A) $3 \times {10^{ - 4}}s$
B) $3 \times {10^{ - 3}}s$
C) $2 \times {10^{ - 4}}s$
D) $5 \times {10^{ - 2}}s$

129k+ views
Hint: Sound bounces back from a solid or liquid like a rubber ball bounce off a wall. Like light, the sound gets reflected at the surface of a solid or liquid and follows the same laws of reflection obstacle of large size which may be polished or rough or curved is needed for the reflection of sound waves. It follows the laws of reflection:
(i) The reflected and incident sound waves make an equal angle.
(ii) The incident wave, normal, reflected sound waves lie in the same plane.

Formula used:
$v = \dfrac{{2d}}{t}$
Where $v$ is the speed of the sound wave, $d$ is the distance of the receiver is the time required for the signal.

Complete step by step solution:
We are provided with the data which is as given,
The speed of sound waves, $v = 3 \times {10^8}m{s^{ - 1}}$
Distance $d = 45km$
 We know that RADAR sends a signal to an airplane that is at a distance of 45km, then the signal reflects, and then it is received by the RADAR. Therefore the total distance traveled is two times the original distance.
Thus the total distance is equal to $2d = 2 \times 45 = 90km$
We know the formula of speed as shown here, ${\text{speed = }}\dfrac{{dis\tan ce}}{{time}}$
Which can be mathematically given as, $v = \dfrac{{2d}}{t}$
We are interested to find out the time a signal is received back from the airplane that is‘t’.
Therefore rearrange the equation for t we get, $t = \dfrac{{2d}}{v}$
Let's substitute the value in the rearranged equation we get,
 $t = \dfrac{{2 \times 45 \times {{10}^3}}}{{3 \times {{10}^8}}} = 3 \times {10^{ - 4}}s$ Or ${\text{300}}$ $\mu s$
$\therefore$ The time required to receive the signal back from the airplane is $3 \times {10^{ - 4}}s$. Hence, the correct option is (A).

Additional information:
If we shout or clap near suitable reflecting objects like a tall building or a mountain, we can hear the same sound, again and again, a little later.

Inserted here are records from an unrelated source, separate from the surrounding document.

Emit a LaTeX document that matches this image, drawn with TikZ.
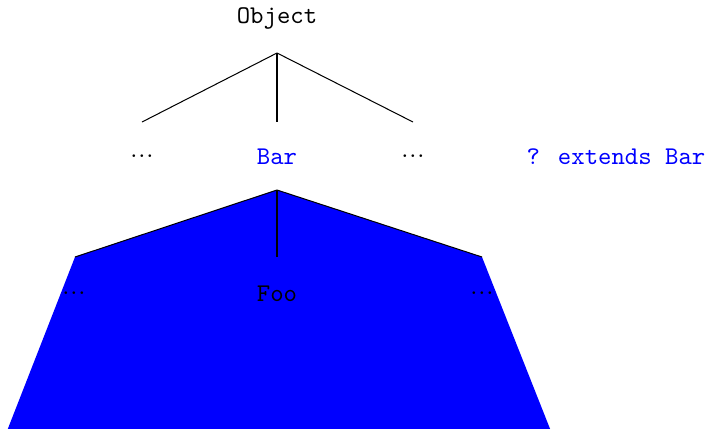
\documentclass[tikz,border=0pt]{standalone}
\newcommand\mydots{.\kern0.35pt.\kern0.35pt.}
\begin{document}
\begin{tikzpicture}[x=0.392pt,y=-0.392pt,
  lbl/.style={inner sep=1pt,font=\ttfamily},
  dts/.style={inner sep=1pt,font=\rmfamily},
  edge/.style={draw=black,line width=0.4pt}]
\useasboundingbox (0,0) rectangle (709,428);
\begin{scope}
\clip (0,0) rectangle (709,428);
\fill[blue] (277,190) -- (482,257) -- (560,454) -- (-2,454) -- (75,257) -- cycle;
\end{scope}
\node[lbl] (obj) at (277,18) {Object};
\coordinate (top) at (277,53);
\coordinate (l1) at (142,122);
\coordinate (m1) at (277,122);
\coordinate (r1) at (413,122);
\node[dts] (d1) at (142,156) {\mydots};
\node[lbl,text=blue] (bar) at (277,157) {Bar};
\node[dts] (d2) at (413,156) {\mydots};
\node[lbl,text=blue] (ext) at (616,157) {? extends Bar};
\draw[edge] (top) -- (l1);
\draw[edge] (top) -- (m1);
\draw[edge] (top) -- (r1);
\coordinate (top2) at (277,190);
\coordinate (l2) at (75,257);
\coordinate (m2) at (277,257);
\coordinate (r2) at (482,257);
\draw[edge] (top2) -- (l2);
\draw[edge] (top2) -- (m2);
\draw[edge] (top2) -- (r2);
\node[lbl] (foo) at (277,294) {Foo};
\node[dts] (d3) at (74,293) {\mydots};
\node[dts] (d4) at (482,293) {\mydots};
\end{tikzpicture}
\end{document}
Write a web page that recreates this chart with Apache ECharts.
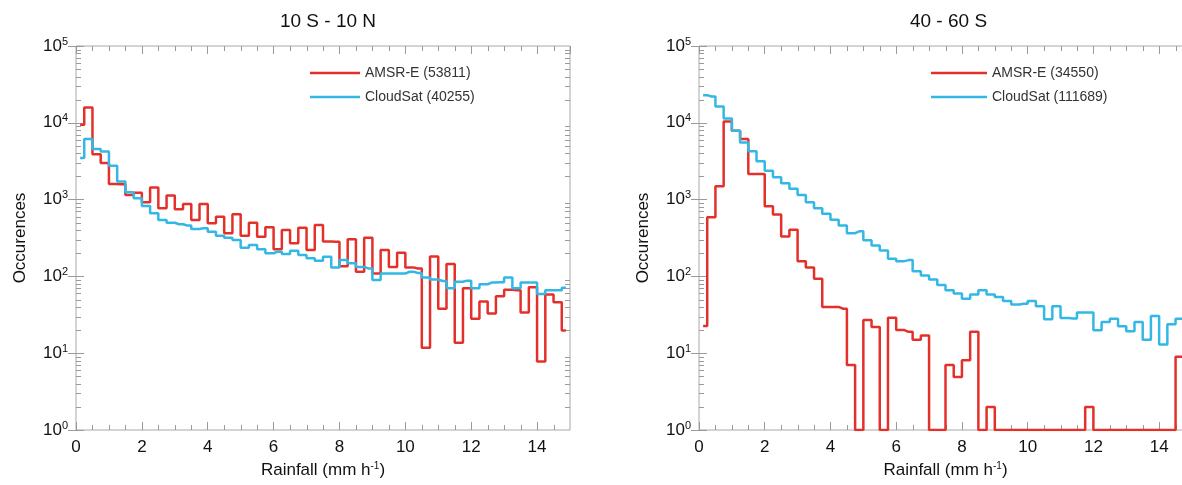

This sound which we hear is called echo. The sensation of sound persists in our brain for about $0.1s$. To hear a distinct echo the time interval between the original sound and reflected one must be at least $0.1s$. Echoes may be heard more than once due to successive or multiple reflections.

Two practical applications of sound waves:
1) Echo, which is used to find the distance between the two distant objects
2) Sound navigation and ranging (SONAR), which is used to find the depth of the ocean.
Sound can be reflected from the curved surface also and follows laws of reflection.